Gediminas' new violin concerto will be premiered by David Nebel (who commissioned it), the Baltic Sea Philharmonic Orchestra conductor Kristjan Järvi at the Kissinger Sommer festival on 7 July 2018. I ask about the work and whether it is finished yet, and Gediminas laughs. His method of writing involves writing sketches, episodes and initially he is not sure how they will be connected, but it eventually things become totally clear. When he hears a phrase in his head, it is usually 'totally classical' though he looks for new ways to phrase his music

He writes when he is excited, about the form or about the instrumentation


He writes very slowly, this is a conscious decision. He does not take all the commissions that he is offered, and so there is not the pressure to write all the time. He writes when he is excited, about the form or about the instrumentation. He is interested in the idea of a violin concerto, the types of communication between the soloists and the orchestra. It helps that the violin is an instrument that he knows quite well.

Gedminas Gelgotas and New Ideas Chamber Orchestra at the church of St Martin's in the Fields, London 2017
Gedminas Gelgotas and New Ideas Chamber Orchestra
at the church of St Martin's in the Fields, London 2017
He loves the process of writing music, and later in our conversation I find out that he writes long-hand with pencil and paper, finding the process works better than on a computer. He also finds writing music difficult in that when an idea comes to him, he is buzzing with energy yet needs to sit down and write; you have to work hard to be in the quiet calm zone. So writing music is something he loves and hates. He also likens it to self-analysis. The process of writing music is, of course, very personal and Gediminas has friends who in contrasts to his methods write a lot of music.

When I ask about influences, he says that as a result of his upbringing choral music is in his head a lot, and as a teenager he was also in love with the music of Rachmaninov (and still loves it), and also names Bach. Growing up, there was little music at home, his parents were too tired to listen to music apart from practising.

Gediminas comments that when he was studying, contemporary music seemed to be either avant garde or minimal, with little in between whereas this is where his music sits and that this trend is growing.

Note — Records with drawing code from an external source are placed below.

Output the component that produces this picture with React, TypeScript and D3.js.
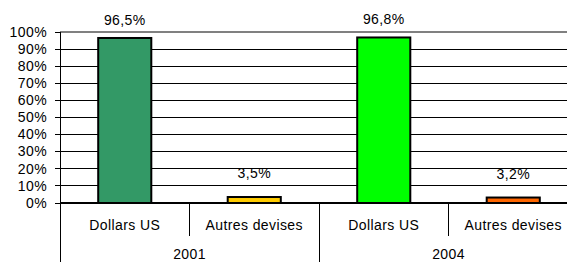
import React from 'react';
import * as d3 from 'd3';

// Parts of the total, by year and currency
const years = ['2001', '2004'];
const currencies = ['Dollars US', 'Autres devises'];
const values = [0.965, 0.035, 0.968, 0.032];
const valueLabels = ['96,5%', '3,5%', '96,8%', '3,2%'];
const barColors = ['#339966', '#FFCC00', '#00FF00', '#FF6600'];
const yTicks = [0, 0.1, 0.2, 0.3, 0.4, 0.5, 0.6, 0.7, 0.8, 0.9, 1];

const W = 567;
const H = 262;
const FONT = 'Arial, "Liberation Sans", sans-serif';

export default function App() {
  const left = 60;
  const right = 578;
  const top = 32;
  const bottom = 203;

  const keys = years.flatMap(y => currencies.map(c => `${y}|${c}`));
  const x = d3.scaleBand<string>().domain(keys).range([left, right]).padding(0);
  const yearScale = d3.scaleBand<string>().domain(years).range([left, right]).padding(0);
  const y = d3.scaleLinear().domain([0, 1]).range([bottom, top]);
  const barW = x.bandwidth() * 0.41;
  const pct = d3.format('.0%');

  return (
    <svg width={W} height={H} style={{ position: 'absolute', left: 0, top: 0, background: '#fff' }} fontFamily={FONT}>
      {/* gridlines */}
      {yTicks.map(t => (
        <line key={'g' + t} x1={left} x2={W} y1={y(t)} y2={y(t)}
          stroke={t === 1 ? '#808080' : '#000'} strokeWidth={t === 1 ? 2 : 1} shapeRendering="crispEdges" />
      ))}
      {/* y axis */}
      <line x1={left} x2={left} y1={top} y2={H} stroke="#000" shapeRendering="crispEdges" />
      {yTicks.map(t => (
        <g key={'t' + t}>
          <line x1={left - 5} x2={left} y1={y(t)} y2={y(t)} stroke="#000" shapeRendering="crispEdges" />
          <text x={47} y={y(t) + 4.7} textAnchor="end" fontSize={14} letterSpacing={0.4} fill="#000">{pct(t)}</text>
        </g>
      ))}
      {/* bars */}
      {keys.map((k, i) => {
        const cx = (x(k) || 0) + x.bandwidth() / 2;
        return (
          <g key={k}>
            <rect x={cx - barW / 2} y={y(values[i])} width={barW} height={bottom - y(values[i])}
              fill={barColors[i]} stroke="#000" strokeWidth={2} />
            <text x={cx} y={y(values[i]) - (values[i] > 0.5 ? 13 : 19)} textAnchor="middle" fontSize={14}
              letterSpacing={0.4} fill="#000">{valueLabels[i]}</text>
            <text x={cx} y={230} textAnchor="middle" fontSize={14} letterSpacing={0.4} fill="#000">
              {k.split('|')[1]}
            </text>
          </g>
        );
      })}
      {/* category separators */}
      {keys.slice(1).map((k, i) => {
        const sx = x(k) || 0;
        const full = (i + 1) % currencies.length === 0;
        return <line key={'s' + k} x1={sx} x2={sx} y1={bottom} y2={full ? H : 236} stroke="#000" shapeRendering="crispEdges" />;
      })}
      {years.map(yr => (
        <text key={yr} x={(yearScale(yr) || 0) + yearScale.bandwidth() / 2} y={259} textAnchor="middle"
          fontSize={14} letterSpacing={0.4} fill="#000">{yr}</text>
      ))}
      {/* x axis */}
      <line x1={left} x2={W} y1={bottom} y2={bottom} stroke="#000" strokeWidth={1.5} shapeRendering="crispEdges" />
    </svg>
  );
}
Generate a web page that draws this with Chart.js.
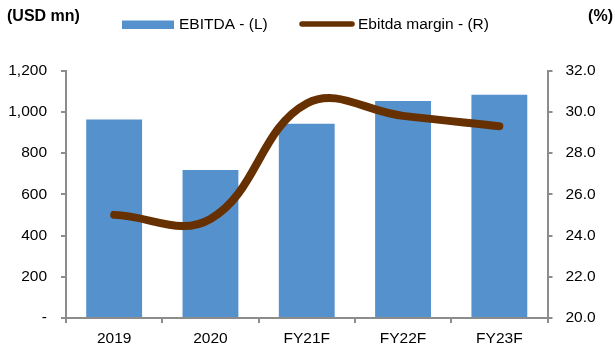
<!DOCTYPE html>
<html>
<head>
<meta charset="utf-8">
<script src="https://cdn.jsdelivr.net/npm/chart.js@4.4.1/dist/chart.umd.min.js"></script>
<style>
  html, body { margin: 0; padding: 0; background: #ffffff; }
  #wrap { width: 615px; height: 349px; position: relative; }
</style>
</head>
<body>
<div id="wrap"><canvas id="chart" width="615" height="349"></canvas></div>
<script>
// Categories and series
const categories = ['2019', '2020', 'FY21F', 'FY22F', 'FY23F'];
const ebitda = [963, 717, 942, 1052, 1082];          // USD mn, left axis
const ebitdaMargin = [25.0, 24.8, 30.4, 29.8, 29.3]; // %, right axis

// Axis tick settings
const leftTicks = { min: 0, max: 1200, step: 200 };
const rightTicks = { min: 20, max: 32, step: 2 };

// Header texts
const leftUnit = '(USD mn)';
const rightUnit = '(%)';
const barName = 'EBITDA - (L)';
const lineName = 'Ebitda margin - (R)';

const FONT = '"Liberation Sans", Arial, Helvetica, sans-serif';
const BLUE = '#5591cd';
const BROWN = '#663000';
const AXIS = '#8c8c8c';

// Draws the unit captions and the legend row across the top
const headerPlugin = {
  id: 'header',
  afterDraw(chart) {
    const ctx = chart.ctx;
    const byType = t => chart.data.datasets.find(d => d.type === t);
    ctx.save();
    ctx.fillStyle = '#000';
    ctx.textBaseline = 'middle';
    ctx.font = 'bold 16px ' + FONT;
    ctx.textAlign = 'left';
    ctx.fillText(leftUnit, 7, 17);
    ctx.textAlign = 'right';
    ctx.fillText(rightUnit, 613, 17);

    ctx.font = '15.5px ' + FONT;
    ctx.textAlign = 'left';
    // bar series swatch
    ctx.fillStyle = BLUE;
    ctx.fillRect(122, 20.5, 52, 8.5);
    ctx.fillStyle = '#000';
    ctx.fillText(byType('bar').label, 179, 25);
    // line series swatch
    ctx.strokeStyle = BROWN;
    ctx.lineWidth = 5.5;
    ctx.lineCap = 'round';
    ctx.beginPath();
    ctx.moveTo(302, 24);
    ctx.lineTo(352, 24);
    ctx.stroke();
    ctx.fillText(byType('line').label, 358, 25);
    ctx.restore();
  }
};

const tickFont = { family: FONT, size: 15.5 };

new Chart(document.getElementById('chart'), {
  data: {
    labels: categories,
    datasets: [
      {
        type: 'line',
        label: lineName,
        data: ebitdaMargin,
        yAxisID: 'yR',
        borderColor: BROWN,
        backgroundColor: BROWN,
        borderWidth: 8,
        borderCapStyle: 'round',
        borderJoinStyle: 'round',
        tension: 0.4,
        pointRadius: 0,
        fill: false,
        order: 0
      },
      {
        type: 'bar',
        label: barName,
        data: ebitda,
        yAxisID: 'yL',
        backgroundColor: BLUE,
        borderWidth: 0,
        categoryPercentage: 1.0,
        barPercentage: 0.58,
        order: 1
      }
    ]
  },
  options: {
    responsive: false,
    animation: false,
    devicePixelRatio: 1,
    layout: { padding: { top: 70.5, left: 0, right: 0, bottom: 0 } },
    plugins: {
      legend: { display: false },
      tooltip: { enabled: false }
    },
    scales: {
      x: {
        offset: true,
        grid: { offset: true, drawOnChartArea: false, drawTicks: true, tickLength: 5, color: AXIS, lineWidth: 2 },
        border: { color: AXIS, width: 2 },
        ticks: { font: tickFont, color: '#000', padding: 6, maxRotation: 0 },
        afterFit(scale) { scale.height = 31; }
      },
      yL: {
        position: 'left',
        min: leftTicks.min,
        max: leftTicks.max,
        grid: { drawOnChartArea: false, drawTicks: true, tickLength: 5, color: AXIS, lineWidth: 2 },
        border: { color: AXIS, width: 2 },
        ticks: {
          stepSize: leftTicks.step,
          font: tickFont,
          color: '#000',
          padding: 14,
          callback: v => v === 0 ? '-' : v.toLocaleString('en-US')
        },
        afterFit(scale) { scale.width = 66; }
      },
      yR: {
        position: 'right',
        min: rightTicks.min,
        max: rightTicks.max,
        grid: { drawOnChartArea: false, drawTicks: true, tickLength: 5, color: AXIS, lineWidth: 2 },
        border: { color: AXIS, width: 2 },
        ticks: {
          stepSize: rightTicks.step,
          font: tickFont,
          color: '#000',
          padding: 13,
          callback: v => v.toFixed(1)
        },
        afterFit(scale) { scale.width = 67.5; }
      }
    }
  },
  plugins: [headerPlugin]
});
</script>
</body>
</html>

He was always open to different styles and interested in a wide variety of things, whereas when many composers are studying there is a tendency to be completely focused.

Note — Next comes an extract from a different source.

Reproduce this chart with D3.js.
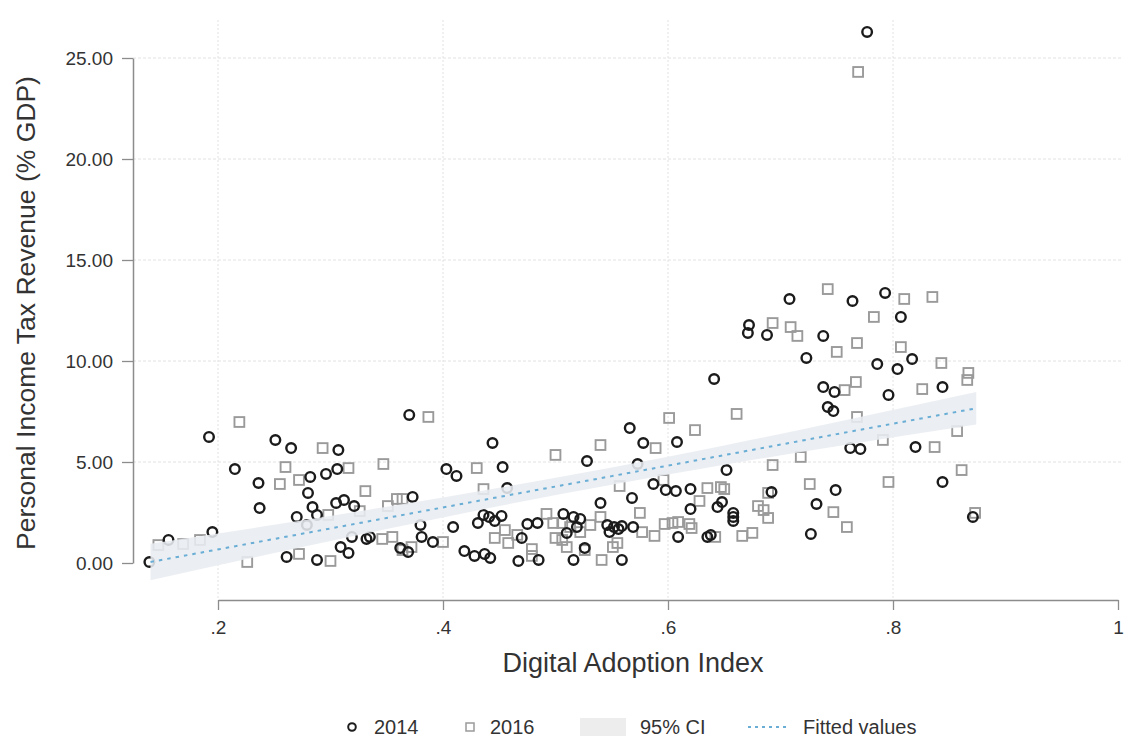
<!DOCTYPE html>
<html>
<head>
<meta charset="utf-8">
<script src="https://cdn.jsdelivr.net/npm/d3@7/dist/d3.min.js"></script>
<style>
  html, body { margin: 0; padding: 0; background: #fff; }
  svg { display: block; font-family: "Liberation Sans", Arial, Helvetica, sans-serif; }
</style>
</head>
<body>
<svg id="chart" width="1138" height="742"></svg>
<script>
// ---- data ----
const dai2014 = [0.139,0.156,0.192,0.195,0.215,0.236,0.237,0.251,0.265,0.282,0.296,0.306,0.307,0.280,0.284,0.305,0.312,0.321,0.270,0.288,0.279,0.261,0.288,0.309,0.316,0.319,0.332,0.370,0.335,0.373,0.362,0.369,0.380,0.381,0.391,0.403,0.412,0.409,0.444,0.453,0.457,0.431,0.436,0.441,0.446,0.452,0.419,0.428,0.437,0.442,0.467,0.485,0.475,0.484,0.470,0.528,0.507,0.516,0.522,0.510,0.519,0.526,0.516,0.540,0.546,0.548,0.552,0.556,0.559,0.559,0.566,0.578,0.608,0.587,0.598,0.607,0.620,0.568,0.569,0.620,0.644,0.648,0.658,0.658,0.658,0.609,0.635,0.638,0.652,0.641,0.692,0.727,0.732,0.749,0.742,0.747,0.708,0.764,0.793,0.672,0.671,0.688,0.738,0.807,0.723,0.786,0.804,0.817,0.738,0.748,0.844,0.796,0.771,0.762,0.820,0.844,0.871,0.777,0.573];
const pit2014 = [0.05,1.14,6.24,1.53,4.65,3.96,2.72,6.09,5.69,4.26,4.41,4.65,5.59,3.47,2.77,2.97,3.12,2.82,2.28,2.38,1.88,0.30,0.15,0.79,0.50,1.29,1.19,7.33,1.29,3.27,0.74,0.54,1.88,1.29,1.04,4.65,4.31,1.78,5.94,4.75,3.71,1.98,2.38,2.28,2.08,2.33,0.59,0.35,0.45,0.25,0.10,0.15,1.93,1.98,1.24,5.05,2.43,2.28,2.18,1.49,1.78,0.74,0.15,2.97,1.88,1.53,1.78,1.68,1.83,0.15,6.68,5.94,5.99,3.91,3.61,3.56,3.66,3.22,1.78,2.67,2.77,3.02,2.48,2.28,2.08,1.29,1.29,1.39,4.60,9.11,3.51,1.44,2.92,3.61,7.72,7.52,13.07,12.97,13.37,11.78,11.39,11.29,11.24,12.18,10.15,9.85,9.60,10.10,8.71,8.47,8.71,8.32,5.64,5.69,5.74,4.01,2.28,26.29,4.90];

const dai2016 = [0.219,0.260,0.293,0.316,0.272,0.255,0.331,0.326,0.298,0.272,0.300,0.147,0.169,0.184,0.226,0.347,0.387,0.359,0.364,0.351,0.346,0.355,0.364,0.372,0.400,0.430,0.436,0.500,0.540,0.492,0.446,0.455,0.458,0.466,0.479,0.479,0.498,0.506,0.513,0.522,0.531,0.540,0.500,0.506,0.510,0.526,0.551,0.541,0.555,0.601,0.661,0.624,0.589,0.693,0.718,0.596,0.635,0.647,0.650,0.557,0.628,0.680,0.685,0.689,0.689,0.726,0.747,0.759,0.575,0.577,0.588,0.597,0.604,0.609,0.619,0.621,0.642,0.666,0.675,0.742,0.810,0.835,0.783,0.693,0.709,0.715,0.768,0.750,0.807,0.843,0.867,0.866,0.767,0.757,0.826,0.768,0.857,0.791,0.837,0.861,0.796,0.873,0.769];
const pit2016 = [6.98,4.75,5.69,4.70,4.11,3.91,3.56,2.57,2.38,0.45,0.10,0.89,0.94,1.14,0.05,4.90,7.23,3.17,3.17,2.82,1.19,1.29,0.64,0.79,1.04,4.70,3.66,5.35,5.84,2.43,1.24,1.63,0.99,1.39,0.69,0.35,1.98,1.98,1.78,1.53,1.88,2.28,1.24,1.14,0.79,0.64,0.79,0.15,0.99,7.18,7.38,6.58,5.69,4.85,5.25,4.11,3.71,3.76,3.66,3.81,3.07,2.82,2.62,2.23,3.47,3.91,2.52,1.78,2.48,1.53,1.34,1.93,1.98,2.03,1.93,1.73,1.29,1.34,1.49,13.56,13.07,13.17,12.18,11.88,11.68,11.24,10.89,10.45,10.69,9.90,9.41,9.06,8.96,8.56,8.61,7.23,6.53,6.09,5.74,4.60,4.01,2.48,24.31];

// fitted values and 95% CI read at several points along the x axis
const fitX  = [0.14, 0.25, 0.35, 0.45, 0.55, 0.65, 0.75, 0.874];
const fitY  = [0.05, 1.19, 2.23, 3.27, 4.30, 5.34, 6.38, 7.66];
const ciLo  = [-0.85, 0.49, 1.68, 2.82, 3.87, 4.86, 5.78, 6.86];
const ciHi  = [0.95, 1.89, 2.78, 3.72, 4.73, 5.82, 6.98, 8.46];

const yTicks = [0, 5, 10, 15, 20, 25];
const xTicks = [0.2, 0.4, 0.6, 0.8, 1];
const xTickLabels = [".2", ".4", ".6", ".8", "1"];
const legendLabels = ["2014", "2016", "95% CI", "Fitted values"];

// ---- drawing ----
const svg = d3.select("#chart");
svg.append("rect").attr("width", 1138).attr("height", 742).attr("fill", "#fff");

const x = d3.scaleLinear().domain([0.2, 1]).range([218, 1118]);
const y = d3.scaleLinear().domain([0, 25]).range([563, 58]);

// grid
const grid = svg.append("g");
grid.selectAll("line.hg").data(yTicks.filter(d => d > 0)).join("line")
  .attr("x1", 133).attr("x2", 1122)
  .attr("y1", d => y(d)).attr("y2", d => y(d))
  .attr("stroke", "#e2e2e2").attr("stroke-width", 1).attr("stroke-dasharray", "3,2");
grid.selectAll("line.vg").data(xTicks.filter(d => d < 1)).join("line")
  .attr("x1", d => x(d)).attr("x2", d => x(d))
  .attr("y1", 20).attr("y2", 600)
  .attr("stroke", "#e2e2e2").attr("stroke-width", 1).attr("stroke-dasharray", "2,2");

// points
const pts16 = dai2016.map((d, i) => ({x: d, y: pit2016[i]}));
const pts14 = dai2014.map((d, i) => ({x: d, y: pit2014[i]}));
const sq = 9.8;
svg.append("g").selectAll("rect").data(pts16).join("rect")
  .attr("x", d => x(d.x) - sq / 2).attr("y", d => y(d.y) - sq / 2)
  .attr("width", sq).attr("height", sq)
  .attr("fill", "none").attr("stroke", "#9a9a9a").attr("stroke-width", 1.9);
svg.append("g").selectAll("circle").data(pts14).join("circle")
  .attr("cx", d => x(d.x)).attr("cy", d => y(d.y)).attr("r", 4.8)
  .attr("fill", "none").attr("stroke", "#1b1b1b").attr("stroke-width", 2.4);

// CI band (drawn over the points)
const band = fitX.map((d, i) => ({x: d, lo: ciLo[i], hi: ciHi[i], f: fitY[i]}));
svg.append("path").datum(band)
  .attr("d", d3.area().x(d => x(d.x)).y0(d => y(d.lo)).y1(d => y(d.hi)).curve(d3.curveMonotoneX))
  .attr("fill", "#e8ecf0").attr("fill-opacity", 0.88);
svg.append("path").datum(band)
  .attr("d", d3.line().x(d => x(d.x)).y(d => y(d.f)))
  .attr("fill", "none").attr("stroke", "#6aaed6").attr("stroke-width", 2)
  .attr("stroke-dasharray", "3.5,5");

// axes
const yAxis = svg.append("g").attr("transform", "translate(133,0)")
  .call(d3.axisLeft(y).tickValues(yTicks).tickFormat(d3.format(".2f")).tickSize(11).tickSizeOuter(0).tickPadding(9));
const xAxis = svg.append("g").attr("transform", "translate(0,600)")
  .call(d3.axisBottom(x).tickValues(xTicks).tickFormat((d, i) => xTickLabels[i]).tickSize(10).tickSizeOuter(0).tickPadding(11));
[yAxis, xAxis].forEach(a => {
  a.select(".domain").attr("stroke", "#8c8c8c").attr("stroke-width", 1.5);
  a.selectAll(".tick line").attr("stroke", "#8c8c8c").attr("stroke-width", 1.3);
  a.selectAll(".tick text").attr("fill", "#333").style("font-size", "19px")
    .style("font-family", "'Liberation Sans', Arial, sans-serif");
});

// titles
svg.append("text").attr("x", 633).attr("y", 672).attr("text-anchor", "middle")
  .attr("fill", "#333").style("font-size", "27px").text("Digital Adoption Index");
svg.append("text").attr("transform", "translate(35,313) rotate(-90)").attr("text-anchor", "middle")
  .attr("fill", "#333").style("font-size", "26.5px").text("Personal Income Tax Revenue (% GDP)");

// legend
const ly = 727;
const lg = svg.append("g").style("font-size", "20px").attr("fill", "#333");
lg.append("circle").attr("cx", 352).attr("cy", ly).attr("r", 3.8)
  .attr("fill", "none").attr("stroke", "#1e1e1e").attr("stroke-width", 2);
lg.append("text").attr("x", 374).attr("y", ly + 7).text(legendLabels[0]);
lg.append("rect").attr("x", 466).attr("y", ly - 4).attr("width", 8).attr("height", 8)
  .attr("fill", "none").attr("stroke", "#9a9a9a").attr("stroke-width", 1.5);
lg.append("text").attr("x", 490).attr("y", ly + 7).text(legendLabels[1]);
lg.append("rect").attr("x", 580).attr("y", ly - 9).attr("width", 46).attr("height", 18)
  .attr("fill", "#ededed");
lg.append("text").attr("x", 640).attr("y", ly + 7).text(legendLabels[2]);
lg.append("line").attr("x1", 748).attr("x2", 790).attr("y1", ly).attr("y2", ly)
  .attr("stroke", "#6aaed6").attr("stroke-width", 2).attr("stroke-dasharray", "3,4");
lg.append("text").attr("x", 803).attr("y", ly + 7).text(legendLabels[3]);
</script>
</body>
</html>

His desert island work would be the Bach Chaconne (from Partita no. 2 for solo violin), a work that he heard from childhood and he plays the Busoni's piano version. He feels that the music has everything - melody, harmony and he likens it to a symphony.

New Ideas Chamber Orchestra - Cosmic Ocean
New Ideas Chamber Orchestra - Cosmic Ocean
At the end of the week we meet, Gediminas is off for a second recording session in Vienna. Not with NICO this time, he is working with the violinist Lidia Baich and will be recording a version for violin and piano of Never Ignore the Cosmic Ocean (originally for violin and orchestra). Whilst this will exist as a stand alone recording, with video, Gediminas has a vision of an album of his orchestral music arranged for chamber forces so that this recording and the Sanctification with Roman Patkoló work towards this. Then in February Gediminas and NICO are touring to Paris, Moscow, Tallinn and Kalingrad.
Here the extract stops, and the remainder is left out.